Tuesday, May 01, 2007

What They Don't Tell You

Steve Antler at Econopundit, who has recently returned to blogging, has a post that puts the recent dollar weakness into perspective. In short, the fall in the dollar doesn't seem so bad when viewed in the proper context:

WHAT THEY TELL YOU: The dollar dropped to an all-time low against the euro after the U.S. government reported the economy grew at its slowest pace in four years.

WHAT THEY DON'T TELL YOU: The dollar's been around for quite a while. On the dollar-historical scale, the euro was invented last week. "All time" highs or lows aren't really very interesting under these circumstances. Similarly, "slowest pace in four (count them -- 4!) years isn't that interesting either (except as a scary headline).
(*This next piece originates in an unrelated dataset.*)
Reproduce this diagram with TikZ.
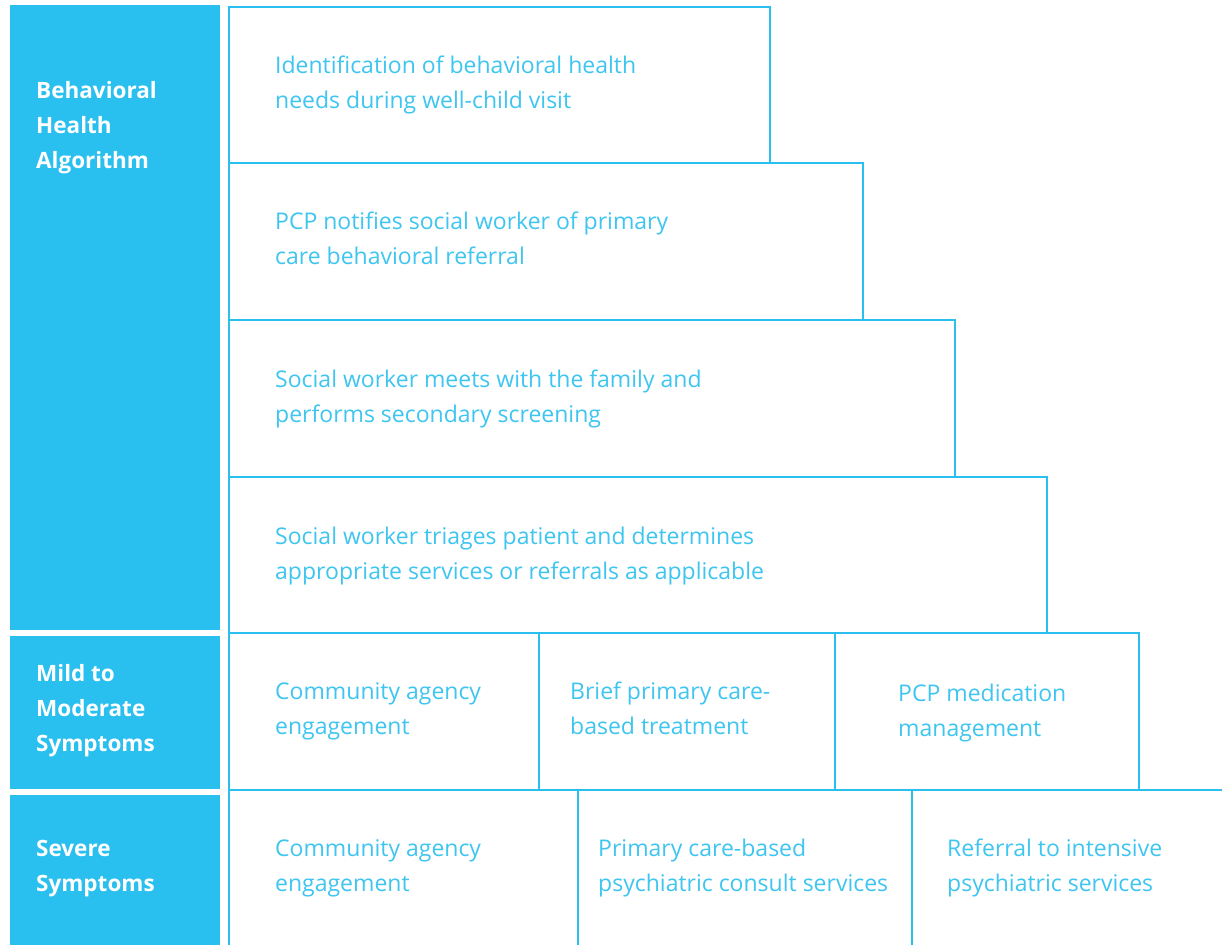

WHAT THEY TELL YOU: The dollar also weakened against most other major currencies, with the Federal Reserve's Trade Weighted Major Currency Dollar index at its lowest level in its 36-year history. The U.S. currency pared its losses against the euro after touching the record low and triggering buy orders.

WHAT THEY DON'T TELL YOU: First, read this carefully. The dollar dipped below its historic low briefly, then came back up.


In my recent Tactical Update, I touched on this, but Antler puts it into a longer term perspective. I am not much worried about the dollar and frankly with everyone else worried about it, I probably don't need to. I am beginning to wonder if we aren't in for some kind of major counter trend rally in the dollar. With everyone else bearish, maybe it would pay to be a little bullish.

Antler also points out that this is nothing new with the dollar:

Oopsies! Bloomberg forgot to point out there was a much bigger runup of the dollar's value in the 1980's, and a much bigger dollar crash between 1985-1988!

STILL MORE THEY DON'T TELL YOU: The consequences of run ups in the dollar index have been deteriorating current account trade balances. The consequences of occasional dollar "crashes" have been improvements in the current account trade balance (a.k.a. more domestic jobs)....In short: we've been here before, only much worse, and actually everything came out okay.

2 comments:

David Wozney said...

A "Federal Reserve Note" is not a U.S.A. dollar. In 1973, Public Law 93-110 defined the U.S.A. dollar as consisting of 1/42.2222 fine troy ounces of gold.

Joe said...

David,

I want a gold standard too, but I have to make a living in the real world and the value of a FRN is as close as I can get to a "dollar". We live in a world of fiat currencies and I have to navigate an investment world that functions on them and that means looking at relative values.